Tribute to Dr. Dawber
We at the Framingham Study and the medical community in general were saddened to learn of the death of Dr. Thomas Royle (Roy) Dawber on November 23, 2005. Through his efforts to initiate and maintain the Study, its contributions have been acclaimed as some of the most important to medicine. He was always grateful to the citizens of Framingham who volunteered and steadfastly participated in the Study over more than five decades.

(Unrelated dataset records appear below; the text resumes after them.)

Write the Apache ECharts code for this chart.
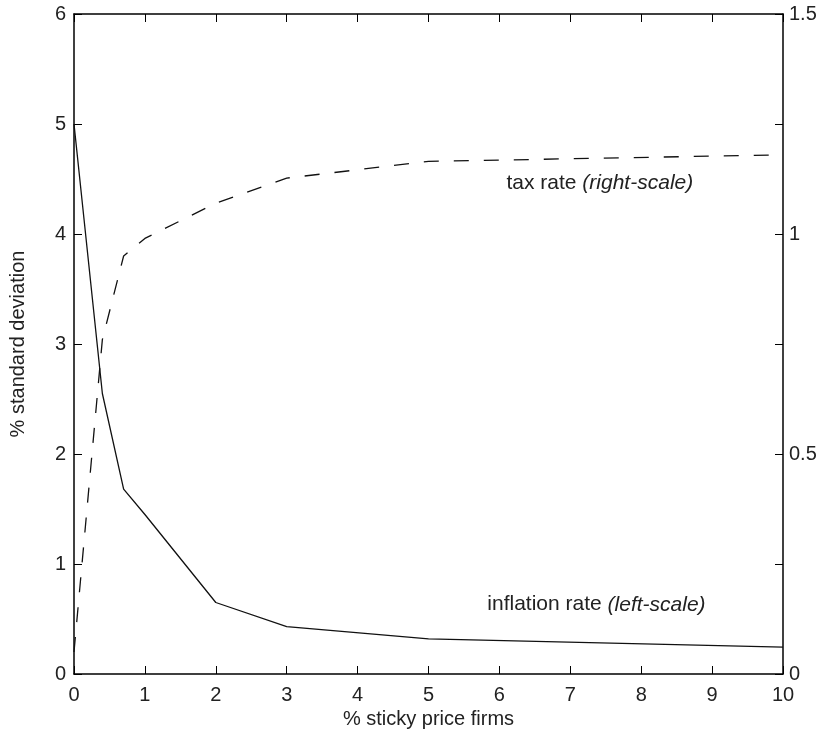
<!DOCTYPE html>
<html>
<head>
<meta charset="utf-8">
<script src="https://cdn.jsdelivr.net/npm/echarts@6/dist/echarts.min.js"></script>
<style>
html,body{margin:0;padding:0;background:#fff;}
#chart{width:828px;height:739px;}
</style>
</head>
<body>
<div id="chart"></div>
<script>
// Data
var stickyShare = [0, 0.4, 0.7, 1, 2, 3, 5, 10];           // % sticky price firms
var inflationSD = [5.0, 2.55, 1.68, 1.45, 0.65, 0.43, 0.32, 0.245]; // left scale
var taxSD       = [0.05, 0.76, 0.95, 0.99, 1.07, 1.127, 1.165, 1.18]; // right scale
var xTicks = [0,1,2,3,4,5,6,7,8,9,10];
var leftTicks = [0,1,2,3,4,5,6];
var rightTickLabels = [0, 0.5, 1, 1.5];

var FONT = 'Liberation Sans, Arial, Helvetica, sans-serif';
var FS = 20;
var FS_NOTE = 21;

function pairs(xs, ys){ return xs.map(function(x,i){ return [x, ys[i]]; }); }

var chart = echarts.init(document.getElementById('chart'), null, {renderer:'canvas'});
var axisLine = {show:true, onZero:false, lineStyle:{color:'#000', width:1.5}};
var tick = {show:true, inside:true, length:8, lineStyle:{color:'#000', width:1}};

var option = {
  animation:false,
  backgroundColor:'#fff',
  grid:{left:73, right:45, top:14, bottom:65, containLabel:false},
  xAxis:[{
    type:'value', min:0, max:10, interval:1, position:'bottom',
    name:'% sticky price firms', nameLocation:'middle', nameGap:33,
    nameTextStyle:{fontFamily:FONT, fontSize:FS, color:'#222'},
    axisLine:axisLine, axisTick:tick, splitLine:{show:false},
    axisLabel:{fontFamily:FONT, fontSize:FS, color:'#222', margin:11}
  },{
    type:'value', min:0, max:10, interval:1, position:'top',
    axisLine:axisLine, axisTick:tick, splitLine:{show:false},
    axisLabel:{show:false}
  }],
  yAxis:[{
    type:'value', min:0, max:6, interval:1, position:'left',
    name:'% standard deviation', nameLocation:'middle', nameGap:46,
    nameTextStyle:{fontFamily:FONT, fontSize:FS, color:'#222'},
    axisLine:axisLine, axisTick:tick, splitLine:{show:false},
    axisLabel:{fontFamily:FONT, fontSize:FS, color:'#222', margin:8}
  },{
    type:'value', min:0, max:1.5, interval:0.25, position:'right',
    axisLine:axisLine, axisTick:tick, splitLine:{show:false},
    axisLabel:{fontFamily:FONT, fontSize:FS, color:'#222', margin:6,
      formatter:function(v){
        for (var i=0;i<rightTickLabels.length;i++){ if (Math.abs(rightTickLabels[i]-v)<1e-9) return String(v); }
        return '';
      }}
  }],
  series:[{
    name:'inflation rate', type:'line', xAxisIndex:0, yAxisIndex:0,
    data:pairs(stickyShare, inflationSD), showSymbol:false, symbol:'none',
    lineStyle:{color:'#111', width:1.3, type:'solid'},
    markPoint:{
      symbol:'circle', symbolSize:0, silent:true,
      data:[{coord:[5.83, 0.63], value:''}],
      label:{show:true, position:'inside', align:'left', verticalAlign:'middle',
        formatter:'{n|inflation rate }{i|(left-scale)}',
        rich:{n:{fontFamily:FONT, fontSize:FS_NOTE, color:'#222'},
              i:{fontFamily:FONT, fontSize:FS_NOTE, fontStyle:'italic', color:'#222'}}}
    }
  },{
    name:'tax rate', type:'line', xAxisIndex:0, yAxisIndex:1,
    data:pairs(stickyShare, taxSD), showSymbol:false, symbol:'none',
    lineStyle:{color:'#111', width:1.3, type:[15,15]},
    markPoint:{
      symbol:'circle', symbolSize:0, silent:true,
      data:[{coord:[6.1, 1.116], value:''}],
      label:{show:true, position:'inside', align:'left', verticalAlign:'middle',
        formatter:'{n|tax rate }{i|(right-scale)}',
        rich:{n:{fontFamily:FONT, fontSize:FS_NOTE, color:'#222'},
              i:{fontFamily:FONT, fontSize:FS_NOTE, fontStyle:'italic', color:'#222'}}}
    }
  }]
};
chart.setOption(option);
</script>
</body>
</html>
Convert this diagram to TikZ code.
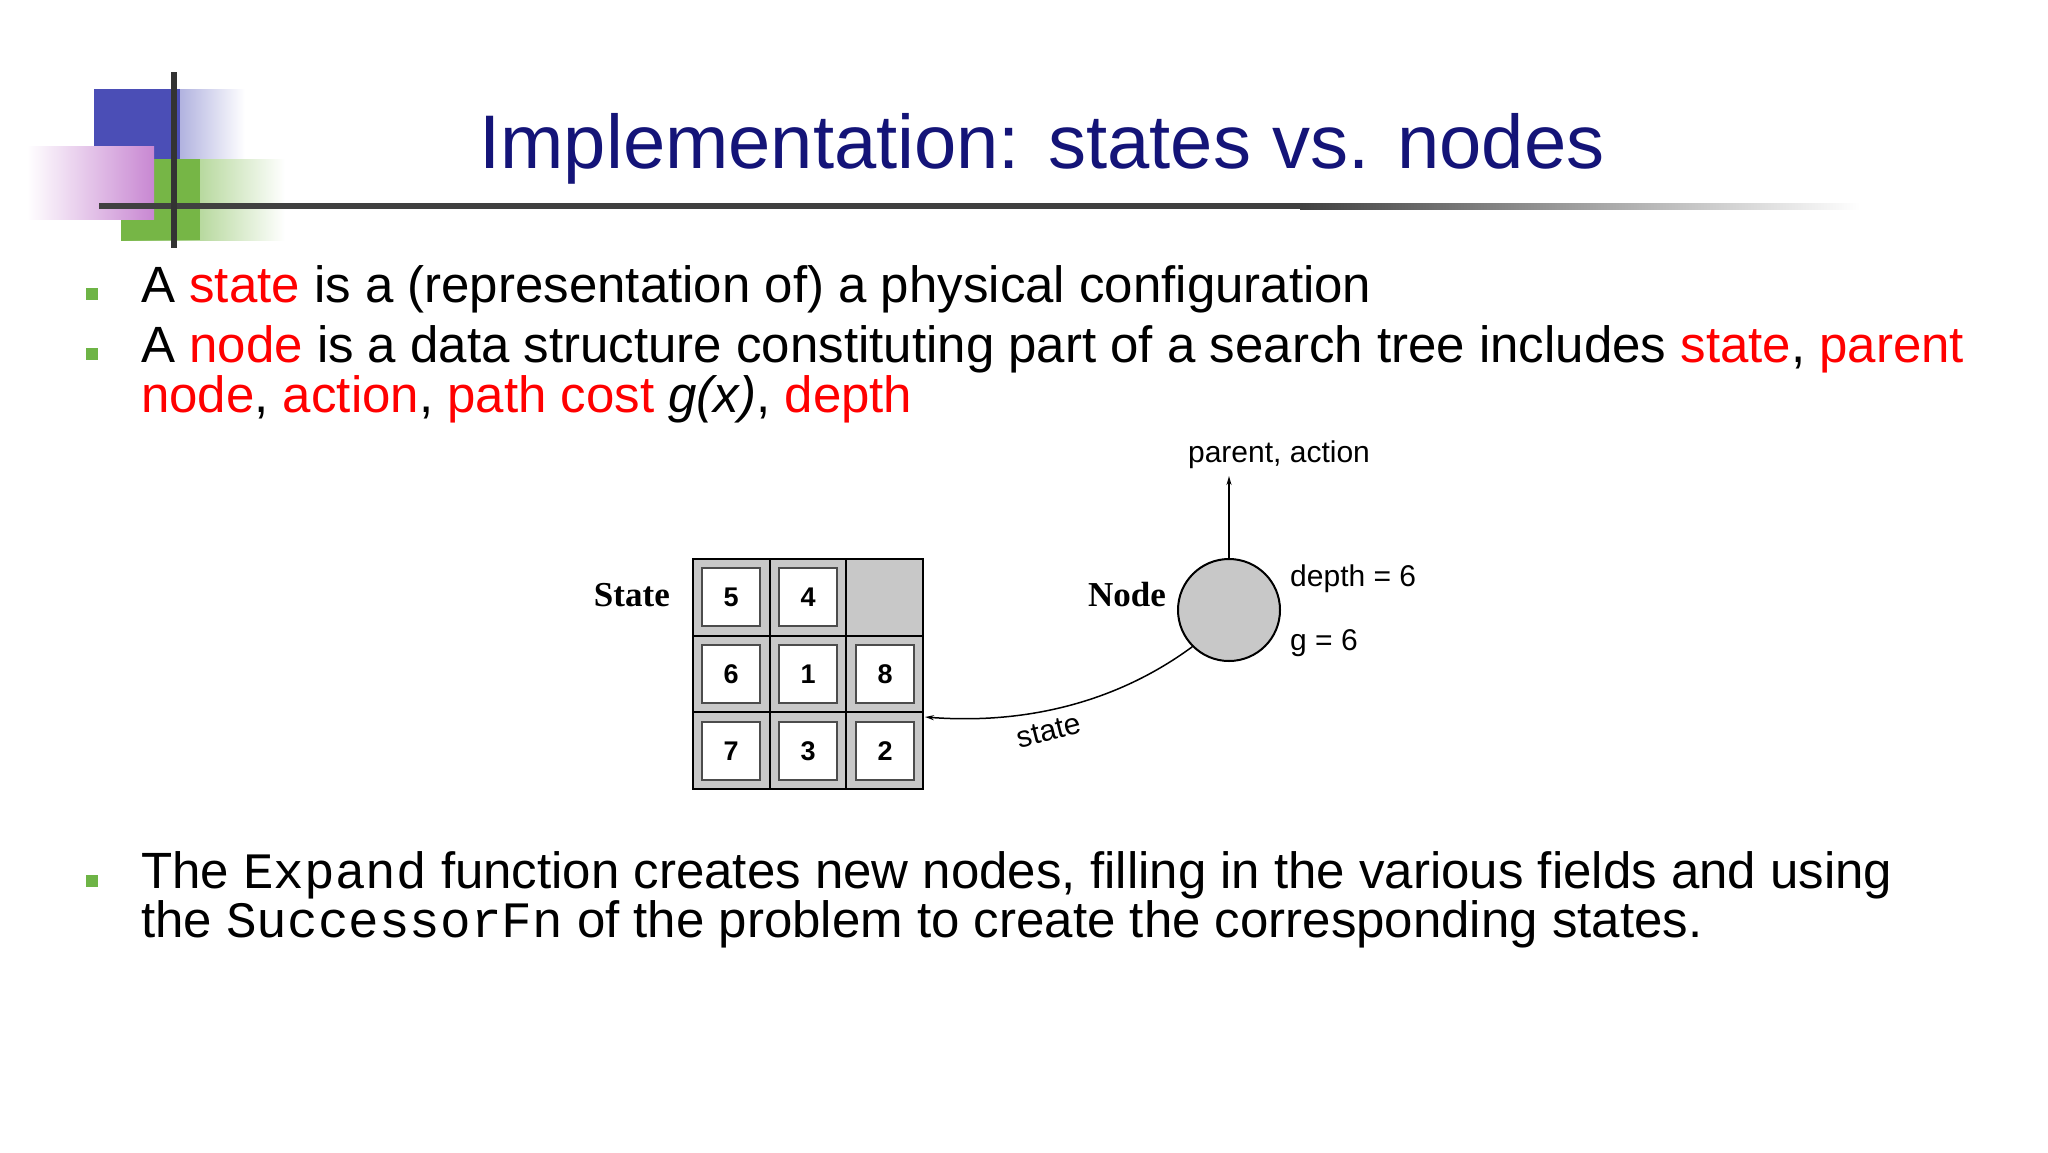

Dr. Dawber was a mentor to many of the doctors who came to work at the Study, inspiring them to pursue a career in epidemiological research. This includes Drs. Castelli, Levy, Wolf, Friedman, and myself among others. Dr. Dawber, unlike many other epidemiologists, was mainly interested in providing information that could be directly useful to prevention-minded doctors in practice. He viewed epidemiology as clinical investigation on a community level. Under his guidance, the Framingham Study investigators produced much needed information about the prevalence, incidence, clinical manifestations and modifiable predisposing risk factors for development of cardiovascular disease. During his tenure as Director of the Study (1949-1966) he allowed the Framingham Study investigators to pursue their interests no matter how unorthodox they might have seemed. This resulted in Framingham investigators correcting many important misconceptions that physicians had about heart and blood vessel disease and its predisposing risk factors. Thus, scientific reports produced during his tenure alerted physicians to the ominous implications of a trial fibrillation, left ventricular hypertrophy, small amounts of albumin in the urine, systolic hypertension, arterial rigidity, obesity and high cholesterol. These and other early findings made the Framingham Study reports among the most cited references in the medical literature. These findings also made the Framingham Study a prototype for other epidemiological studies around the world and established the utility of the risk factor concept for gaining valuable insights into the development and prevention of chronic diseases.